## start
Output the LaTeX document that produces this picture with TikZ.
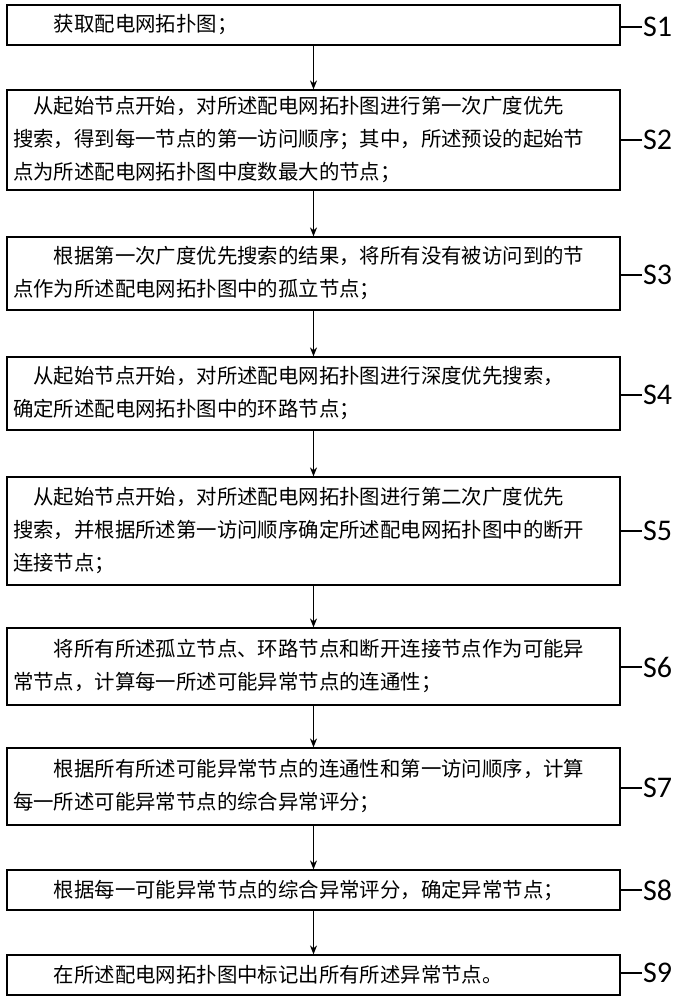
\documentclass[tikz,border=0pt]{standalone}
\usepackage{fontspec}
\setmainfont{Carlito}
\newfontfamily\cjk{Noto Sans CJK SC}
\usetikzlibrary{arrows.meta}
\begin{document}
\begin{tikzpicture}[x=1pt,y=-1pt,
 box/.style={draw,line width=1.2pt,rectangle,minimum width=613pt,text width=601pt,align=left,inner sep=0pt,font=\cjk\fontsize{20.4}{33}\selectfont},
 lab/.style={font=\fontsize{30}{30}\selectfont,anchor=west,inner sep=1pt},
 arr/.style={line width=1.2pt,-{Stealth[length=9pt,width=7pt]}},
 ln/.style={line width=1.2pt}]
\useasboundingbox (0,0) rectangle (687,1000);
\node[box,minimum height=40pt] (b1) at (313.5,25) {\hspace*{2em}获取配电网拓扑图；};
\node[box,minimum height=100pt] (b2) at (313.5,140) {\hspace*{1em}从起始节点开始，对所述配电网拓扑图进行第一次广度优先\\搜索，得到每一节点的第一访问顺序；其中，所述预设的起始节\\点为所述配电网拓扑图中度数最大的节点；};
\node[box,minimum height=73pt] (b3) at (313.5,273.5) {\hspace*{2em}根据第一次广度优先搜索的结果，将所有没有被访问到的节\\点作为所述配电网拓扑图中的孤立节点；};
\node[box,minimum height=73pt] (b4) at (313.5,393.5) {\hspace*{1em}从起始节点开始，对所述配电网拓扑图进行深度优先搜索，\\确定所述配电网拓扑图中的环路节点；};
\node[box,minimum height=108pt] (b5) at (313.5,531) {\hspace*{1em}从起始节点开始，对所述配电网拓扑图进行第二次广度优先\\搜索，并根据所述第一访问顺序确定所述配电网拓扑图中的断开\\连接节点；};
\node[box,minimum height=77pt] (b6) at (313.5,666.5) {\hspace*{2em}将所有所述孤立节点、环路节点和断开连接节点作为可能异\\常节点，计算每一所述可能异常节点的连通性；};
\node[box,minimum height=77pt] (b7) at (313.5,786.5) {\hspace*{2em}根据所有所述可能异常节点的连通性和第一访问顺序，计算\\每一所述可能异常节点的综合异常评分；};
\node[box,minimum height=40pt] (b8) at (313.5,890) {\hspace*{2em}根据每一可能异常节点的综合异常评分，确定异常节点；};
\node[box,minimum height=40pt] (b9) at (313.5,975) {\hspace*{2em}在所述配电网拓扑图中标记出所有所述异常节点。};
\foreach \i/\y in {1/27,2/140,3/275,4/395,5/531,6/667,7/788,8/890,9/973}{
 \node[lab] (s\i) at (642,\y) {S\i};
 \draw[ln] (b\i.east|-s\i.west) -- (s\i.west);
}
\foreach \a/\b in {1/2,2/3,3/4,4/5,5/6,6/7,7/8,8/9}{
 \draw[arr] (b\a.south) -- (b\b.north);
}
\end{tikzpicture}
\end{document}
## end
▶ _WORK TO BE COMPLETED_: Copy out all the data exactly; skip the pictures.

▶ _EXERCISE SOLUTION_:
Output the LaTeX document that produces this picture with TikZ.
\documentclass[tikz,border=0pt]{standalone}
\usepackage{fontspec}
\setmainfont{Carlito}
\newfontfamily\cjk{Noto Sans CJK SC}
\usetikzlibrary{arrows.meta}
\begin{document}
\begin{tikzpicture}[x=1pt,y=-1pt,
 box/.style={draw,line width=1.2pt,rectangle,minimum width=613pt,text width=601pt,align=left,inner sep=0pt,font=\cjk\fontsize{20.4}{33}\selectfont},
 lab/.style={font=\fontsize{30}{30}\selectfont,anchor=west,inner sep=1pt},
 arr/.style={line width=1.2pt,-{Stealth[length=9pt,width=7pt]}},
 ln/.style={line width=1.2pt}]
\useasboundingbox (0,0) rectangle (687,1000);
\node[box,minimum height=40pt] (b1) at (313.5,25) {\hspace*{2em}获取配电网拓扑图；};
\node[box,minimum height=100pt] (b2) at (313.5,140) {\hspace*{1em}从起始节点开始，对所述配电网拓扑图进行第一次广度优先\\搜索，得到每一节点的第一访问顺序；其中，所述预设的起始节\\点为所述配电网拓扑图中度数最大的节点；};
\node[box,minimum height=73pt] (b3) at (313.5,273.5) {\hspace*{2em}根据第一次广度优先搜索的结果，将所有没有被访问到的节\\点作为所述配电网拓扑图中的孤立节点；};
\node[box,minimum height=73pt] (b4) at (313.5,393.5) {\hspace*{1em}从起始节点开始，对所述配电网拓扑图进行深度优先搜索，\\确定所述配电网拓扑图中的环路节点；};
\node[box,minimum height=108pt] (b5) at (313.5,531) {\hspace*{1em}从起始节点开始，对所述配电网拓扑图进行第二次广度优先\\搜索，并根据所述第一访问顺序确定所述配电网拓扑图中的断开\\连接节点；};
\node[box,minimum height=77pt] (b6) at (313.5,666.5) {\hspace*{2em}将所有所述孤立节点、环路节点和断开连接节点作为可能异\\常节点，计算每一所述可能异常节点的连通性；};
\node[box,minimum height=77pt] (b7) at (313.5,786.5) {\hspace*{2em}根据所有所述可能异常节点的连通性和第一访问顺序，计算\\每一所述可能异常节点的综合异常评分；};
\node[box,minimum height=40pt] (b8) at (313.5,890) {\hspace*{2em}根据每一可能异常节点的综合异常评分，确定异常节点；};
\node[box,minimum height=40pt] (b9) at (313.5,975) {\hspace*{2em}在所述配电网拓扑图中标记出所有所述异常节点。};
\foreach \i/\y in {1/27,2/140,3/275,4/395,5/531,6/667,7/788,8/890,9/973}{
 \node[lab] (s\i) at (642,\y) {S\i};
 \draw[ln] (b\i.east|-s\i.west) -- (s\i.west);
}
\foreach \a/\b in {1/2,2/3,3/4,4/5,5/6,6/7,7/8,8/9}{
 \draw[arr] (b\a.south) -- (b\b.north);
}
\end{tikzpicture}
\end{document}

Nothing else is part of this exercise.